Con una voz entrecortada explicó que en el pósito no quedaban más granos, que más de mil personas habían huido ya de la isla, que tenían que esperar en la playa a la llegada de los barcos, que no tenían otra salida.

La abuela sola en su oscuridad, en un tiempo infinito, ordenaba sus imágenes. Parecía comprender.

-¡Qué frío…! –decía–. Aquel barco…, aquella joven, presa entre tanta gente, sus vecinos, qué delgada estaba, su niñita pequeña entre sus brazos, recuerda haber dicho que nunca olvidaría, ¿qué tenía que recordar?
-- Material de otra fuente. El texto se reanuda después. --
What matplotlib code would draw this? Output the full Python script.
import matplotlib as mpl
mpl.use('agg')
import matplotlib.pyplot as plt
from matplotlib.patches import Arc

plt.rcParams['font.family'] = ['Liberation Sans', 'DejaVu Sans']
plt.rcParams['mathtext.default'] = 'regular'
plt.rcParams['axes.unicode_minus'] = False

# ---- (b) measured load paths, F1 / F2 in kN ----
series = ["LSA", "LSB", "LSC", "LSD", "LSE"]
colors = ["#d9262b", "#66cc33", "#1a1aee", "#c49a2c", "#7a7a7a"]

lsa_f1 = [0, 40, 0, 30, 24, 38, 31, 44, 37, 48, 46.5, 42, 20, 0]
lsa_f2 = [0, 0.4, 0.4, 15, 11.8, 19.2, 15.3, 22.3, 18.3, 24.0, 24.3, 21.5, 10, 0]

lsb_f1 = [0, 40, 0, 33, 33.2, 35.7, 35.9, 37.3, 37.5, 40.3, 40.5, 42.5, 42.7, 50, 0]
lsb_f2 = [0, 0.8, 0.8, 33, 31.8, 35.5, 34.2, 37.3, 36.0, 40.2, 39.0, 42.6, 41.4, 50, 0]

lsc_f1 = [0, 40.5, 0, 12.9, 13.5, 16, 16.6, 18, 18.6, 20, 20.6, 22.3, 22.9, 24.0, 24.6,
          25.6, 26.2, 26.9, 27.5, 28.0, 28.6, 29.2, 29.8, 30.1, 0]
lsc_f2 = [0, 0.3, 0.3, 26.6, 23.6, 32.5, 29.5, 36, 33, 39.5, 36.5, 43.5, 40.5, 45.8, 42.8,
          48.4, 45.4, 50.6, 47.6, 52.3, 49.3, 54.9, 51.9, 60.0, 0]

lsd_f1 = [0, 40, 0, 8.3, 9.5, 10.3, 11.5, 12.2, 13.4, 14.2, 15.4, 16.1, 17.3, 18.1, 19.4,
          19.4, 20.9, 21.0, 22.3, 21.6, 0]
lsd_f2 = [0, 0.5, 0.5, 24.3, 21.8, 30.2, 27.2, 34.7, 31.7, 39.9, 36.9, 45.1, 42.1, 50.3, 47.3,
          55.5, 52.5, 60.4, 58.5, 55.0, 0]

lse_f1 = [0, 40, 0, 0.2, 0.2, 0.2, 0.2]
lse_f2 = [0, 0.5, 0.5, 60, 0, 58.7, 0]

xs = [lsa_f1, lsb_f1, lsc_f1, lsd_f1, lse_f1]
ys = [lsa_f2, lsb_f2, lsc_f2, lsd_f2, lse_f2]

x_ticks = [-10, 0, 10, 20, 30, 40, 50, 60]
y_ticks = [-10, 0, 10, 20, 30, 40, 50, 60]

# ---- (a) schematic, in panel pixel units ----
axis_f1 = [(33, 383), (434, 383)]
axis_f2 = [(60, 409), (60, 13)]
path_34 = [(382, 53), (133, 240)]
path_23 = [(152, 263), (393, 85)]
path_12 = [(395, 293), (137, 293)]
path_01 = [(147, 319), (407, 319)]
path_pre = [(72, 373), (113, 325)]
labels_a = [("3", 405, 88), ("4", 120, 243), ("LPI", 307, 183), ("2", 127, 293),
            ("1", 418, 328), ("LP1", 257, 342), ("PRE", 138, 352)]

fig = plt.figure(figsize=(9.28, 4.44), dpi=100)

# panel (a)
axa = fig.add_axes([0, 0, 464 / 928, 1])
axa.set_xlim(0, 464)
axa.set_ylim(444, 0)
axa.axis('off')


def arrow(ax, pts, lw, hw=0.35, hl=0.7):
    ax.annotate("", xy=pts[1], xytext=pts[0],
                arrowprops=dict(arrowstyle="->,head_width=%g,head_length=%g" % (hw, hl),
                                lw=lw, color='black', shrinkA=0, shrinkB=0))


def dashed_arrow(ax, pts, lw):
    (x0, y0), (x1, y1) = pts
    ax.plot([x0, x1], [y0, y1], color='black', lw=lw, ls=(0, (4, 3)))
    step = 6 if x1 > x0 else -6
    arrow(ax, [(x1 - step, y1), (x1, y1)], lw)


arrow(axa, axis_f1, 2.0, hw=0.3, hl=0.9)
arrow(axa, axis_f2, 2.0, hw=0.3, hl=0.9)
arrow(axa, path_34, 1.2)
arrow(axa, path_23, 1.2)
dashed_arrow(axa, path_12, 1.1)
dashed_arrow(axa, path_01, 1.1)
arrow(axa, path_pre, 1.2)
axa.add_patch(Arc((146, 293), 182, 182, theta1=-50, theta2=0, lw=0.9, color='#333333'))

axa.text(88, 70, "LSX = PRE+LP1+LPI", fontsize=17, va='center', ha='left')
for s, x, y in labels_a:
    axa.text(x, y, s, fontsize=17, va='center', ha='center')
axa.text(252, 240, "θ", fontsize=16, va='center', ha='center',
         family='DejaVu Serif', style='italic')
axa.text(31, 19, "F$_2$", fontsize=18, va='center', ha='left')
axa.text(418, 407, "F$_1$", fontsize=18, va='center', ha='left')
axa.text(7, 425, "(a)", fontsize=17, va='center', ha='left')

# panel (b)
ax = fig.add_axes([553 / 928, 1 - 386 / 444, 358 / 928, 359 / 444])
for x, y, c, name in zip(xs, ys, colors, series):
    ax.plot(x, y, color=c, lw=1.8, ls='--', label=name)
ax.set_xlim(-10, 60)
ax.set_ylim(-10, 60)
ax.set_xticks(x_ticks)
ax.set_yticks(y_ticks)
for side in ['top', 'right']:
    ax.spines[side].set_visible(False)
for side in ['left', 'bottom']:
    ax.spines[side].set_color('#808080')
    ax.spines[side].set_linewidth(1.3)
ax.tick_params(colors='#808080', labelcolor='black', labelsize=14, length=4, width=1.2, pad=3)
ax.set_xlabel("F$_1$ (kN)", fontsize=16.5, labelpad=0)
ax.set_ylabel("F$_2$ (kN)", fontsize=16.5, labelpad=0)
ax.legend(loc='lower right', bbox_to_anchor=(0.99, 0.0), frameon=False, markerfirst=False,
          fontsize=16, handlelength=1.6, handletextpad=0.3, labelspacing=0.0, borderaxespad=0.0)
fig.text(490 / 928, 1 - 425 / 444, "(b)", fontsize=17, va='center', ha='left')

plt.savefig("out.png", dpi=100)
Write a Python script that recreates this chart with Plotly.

De pronto ya no conocía a nadie. ¿Dónde estaba? ¿Y el barco? Se puso a temblar. Sus ojos profundizaron en los de Ayoze. Eran ojos de confianza, de seguridad. Poco a poco se fue tranquilizando y entró en un sueño ligero.

Mifaya, con ojos vidriosos, se le acercó con una mantita vieja. No podían llevársela: primero fueron sus piernas, pero lo peor estaba por venir. Se fue perdiendo, compartía su vida entre este mundo y otras realidades, sus ausencias fueron cada vez más frecuentes.

–Acércate, niña. Deja que te vea y permanezcas siempre en mí.

–Abuela, ¿nos entiende? ¿Qué podemos hacer…?

–¡Ay, niña! ¡Ay, niña! – dijo con la cara iluminada–. No se preocupenpor mí, yo ya he tenido una vida, he vivido ya vuestro destino, no perdáis vuestro amor. La cajita del muro con algún tostón y un anillo de oro es para vosotros, es mi gratitud por vuestros cuidados.

–Abuela, la llevaremos en nuestros corazones –pronunció entre lágrimas.

Se acostó junto a ella.

Al despertar, sintió el cuerpo frío de la abuela. Se había ido.

Cogieron a sus niñitos de tres y cuatro años y anduvieron hasta el puerto. Los vecinos tirados en la playa parecían estar muertos. Tan solo las olas del mar.

El hambre había golpeado fuerte. Otra vez.